> [Directions]
Transcribe every line from the top down to the line with "linewidth=1.5)", both ends included, but not the pictures.

[Start of Input data]

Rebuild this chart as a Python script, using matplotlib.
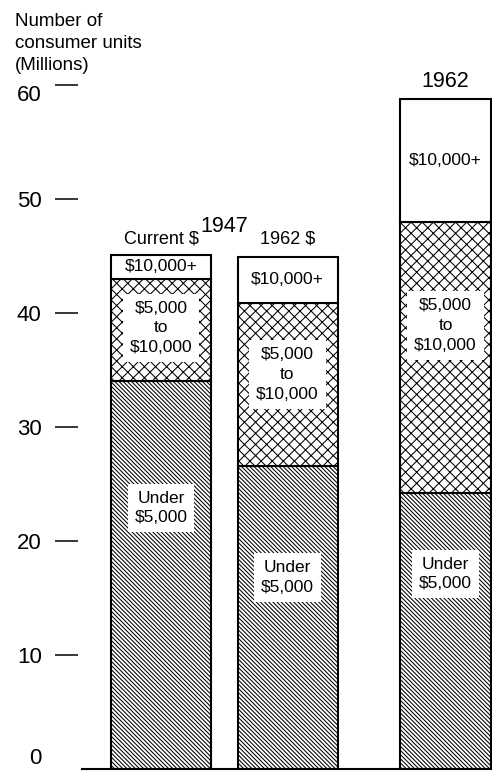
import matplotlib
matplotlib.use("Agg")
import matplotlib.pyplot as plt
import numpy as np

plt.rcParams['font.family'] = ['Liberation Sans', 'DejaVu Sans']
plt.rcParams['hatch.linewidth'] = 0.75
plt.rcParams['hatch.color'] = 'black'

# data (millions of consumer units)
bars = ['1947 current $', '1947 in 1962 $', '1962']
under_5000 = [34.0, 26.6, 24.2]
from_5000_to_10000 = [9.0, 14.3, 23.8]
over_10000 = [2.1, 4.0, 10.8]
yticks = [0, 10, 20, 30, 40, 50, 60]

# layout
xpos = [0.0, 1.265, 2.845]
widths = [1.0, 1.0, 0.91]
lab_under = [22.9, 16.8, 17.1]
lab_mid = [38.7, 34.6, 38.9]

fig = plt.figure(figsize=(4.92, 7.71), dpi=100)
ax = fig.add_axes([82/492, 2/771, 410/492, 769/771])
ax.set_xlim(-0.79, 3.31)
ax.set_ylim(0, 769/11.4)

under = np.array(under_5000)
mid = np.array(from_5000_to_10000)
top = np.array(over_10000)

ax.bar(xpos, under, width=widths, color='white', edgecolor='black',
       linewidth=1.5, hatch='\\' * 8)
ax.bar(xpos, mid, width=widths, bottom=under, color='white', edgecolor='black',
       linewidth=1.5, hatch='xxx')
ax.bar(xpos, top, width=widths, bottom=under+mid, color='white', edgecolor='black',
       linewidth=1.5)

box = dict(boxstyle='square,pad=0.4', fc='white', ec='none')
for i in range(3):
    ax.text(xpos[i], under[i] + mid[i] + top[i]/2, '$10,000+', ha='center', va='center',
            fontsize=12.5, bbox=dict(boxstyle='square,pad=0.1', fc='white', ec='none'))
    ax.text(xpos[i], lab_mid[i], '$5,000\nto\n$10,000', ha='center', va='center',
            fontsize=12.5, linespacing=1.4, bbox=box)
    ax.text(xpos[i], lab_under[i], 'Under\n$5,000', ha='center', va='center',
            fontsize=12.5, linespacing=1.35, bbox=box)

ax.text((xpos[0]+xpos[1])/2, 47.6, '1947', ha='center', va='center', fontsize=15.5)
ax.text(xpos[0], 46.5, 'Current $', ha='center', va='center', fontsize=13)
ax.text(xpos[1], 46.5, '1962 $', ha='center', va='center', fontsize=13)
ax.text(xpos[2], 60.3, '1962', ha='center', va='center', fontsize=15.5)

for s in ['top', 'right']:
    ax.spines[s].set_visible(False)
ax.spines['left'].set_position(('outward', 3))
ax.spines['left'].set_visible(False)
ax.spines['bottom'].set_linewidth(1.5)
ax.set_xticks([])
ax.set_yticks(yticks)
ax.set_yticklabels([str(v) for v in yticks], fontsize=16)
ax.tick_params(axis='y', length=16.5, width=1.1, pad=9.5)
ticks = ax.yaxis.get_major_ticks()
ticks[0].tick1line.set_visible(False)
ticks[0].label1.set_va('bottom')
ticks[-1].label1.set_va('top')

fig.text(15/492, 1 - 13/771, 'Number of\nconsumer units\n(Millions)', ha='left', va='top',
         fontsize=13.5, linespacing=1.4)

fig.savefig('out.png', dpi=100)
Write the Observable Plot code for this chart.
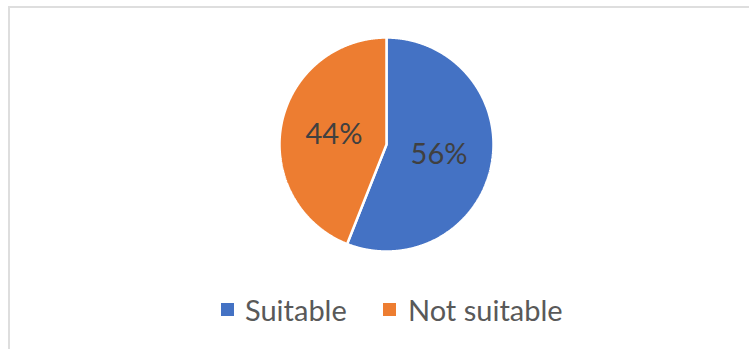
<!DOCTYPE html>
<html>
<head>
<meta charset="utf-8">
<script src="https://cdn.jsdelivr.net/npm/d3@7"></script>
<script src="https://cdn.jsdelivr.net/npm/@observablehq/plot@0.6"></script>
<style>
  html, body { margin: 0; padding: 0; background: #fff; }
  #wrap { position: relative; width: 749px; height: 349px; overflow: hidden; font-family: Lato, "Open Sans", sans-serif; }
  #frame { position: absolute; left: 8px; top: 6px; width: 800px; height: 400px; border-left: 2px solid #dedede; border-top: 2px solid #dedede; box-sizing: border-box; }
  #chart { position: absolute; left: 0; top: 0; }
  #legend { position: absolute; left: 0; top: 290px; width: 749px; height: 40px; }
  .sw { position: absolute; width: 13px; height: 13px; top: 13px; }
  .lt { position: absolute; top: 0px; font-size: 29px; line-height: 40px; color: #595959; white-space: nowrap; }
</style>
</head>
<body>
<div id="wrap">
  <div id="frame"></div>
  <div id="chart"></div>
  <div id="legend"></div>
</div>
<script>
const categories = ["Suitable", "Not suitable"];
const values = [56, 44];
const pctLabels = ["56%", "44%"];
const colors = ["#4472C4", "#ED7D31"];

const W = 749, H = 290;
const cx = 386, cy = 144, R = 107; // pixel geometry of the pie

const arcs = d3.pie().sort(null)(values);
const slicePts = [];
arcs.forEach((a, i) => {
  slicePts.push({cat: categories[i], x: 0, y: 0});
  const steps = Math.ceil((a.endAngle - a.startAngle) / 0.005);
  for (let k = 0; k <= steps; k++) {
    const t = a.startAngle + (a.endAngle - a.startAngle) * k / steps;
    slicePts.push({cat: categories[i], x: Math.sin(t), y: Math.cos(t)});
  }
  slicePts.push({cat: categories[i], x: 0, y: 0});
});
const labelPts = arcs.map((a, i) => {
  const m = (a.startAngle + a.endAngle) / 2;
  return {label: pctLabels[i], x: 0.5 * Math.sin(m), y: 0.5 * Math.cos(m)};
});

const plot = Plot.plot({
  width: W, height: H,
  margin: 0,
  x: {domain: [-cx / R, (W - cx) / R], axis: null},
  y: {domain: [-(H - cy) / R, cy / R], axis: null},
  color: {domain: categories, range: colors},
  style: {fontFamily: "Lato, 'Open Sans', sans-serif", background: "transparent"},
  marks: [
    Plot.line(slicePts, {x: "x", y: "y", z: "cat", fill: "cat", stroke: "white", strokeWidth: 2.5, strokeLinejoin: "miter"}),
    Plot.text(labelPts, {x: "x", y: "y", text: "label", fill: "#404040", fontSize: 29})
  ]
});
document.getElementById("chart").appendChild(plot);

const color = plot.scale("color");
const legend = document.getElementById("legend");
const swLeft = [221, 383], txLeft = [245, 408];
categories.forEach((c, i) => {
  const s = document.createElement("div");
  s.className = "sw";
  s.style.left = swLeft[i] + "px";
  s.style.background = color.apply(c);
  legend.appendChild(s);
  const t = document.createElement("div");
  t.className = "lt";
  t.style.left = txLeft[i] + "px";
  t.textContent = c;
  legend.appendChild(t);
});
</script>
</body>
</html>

[End of Input data]

> [Correct response]
Rebuild this chart as a Python script, using matplotlib.
import matplotlib
matplotlib.use("Agg")
import matplotlib.pyplot as plt
import numpy as np

plt.rcParams['font.family'] = ['Liberation Sans', 'DejaVu Sans']
plt.rcParams['hatch.linewidth'] = 0.75
plt.rcParams['hatch.color'] = 'black'

# data (millions of consumer units)
bars = ['1947 current $', '1947 in 1962 $', '1962']
under_5000 = [34.0, 26.6, 24.2]
from_5000_to_10000 = [9.0, 14.3, 23.8]
over_10000 = [2.1, 4.0, 10.8]
yticks = [0, 10, 20, 30, 40, 50, 60]

# layout
xpos = [0.0, 1.265, 2.845]
widths = [1.0, 1.0, 0.91]
lab_under = [22.9, 16.8, 17.1]
lab_mid = [38.7, 34.6, 38.9]

fig = plt.figure(figsize=(4.92, 7.71), dpi=100)
ax = fig.add_axes([82/492, 2/771, 410/492, 769/771])
ax.set_xlim(-0.79, 3.31)
ax.set_ylim(0, 769/11.4)

under = np.array(under_5000)
mid = np.array(from_5000_to_10000)
top = np.array(over_10000)

ax.bar(xpos, under, width=widths, color='white', edgecolor='black',
       linewidth=1.5, hatch='\\' * 8)
ax.bar(xpos, mid, width=widths, bottom=under, color='white', edgecolor='black',
       linewidth=1.5, hatch='xxx')
ax.bar(xpos, top, width=widths, bottom=under+mid, color='white', edgecolor='black',
       linewidth=1.5)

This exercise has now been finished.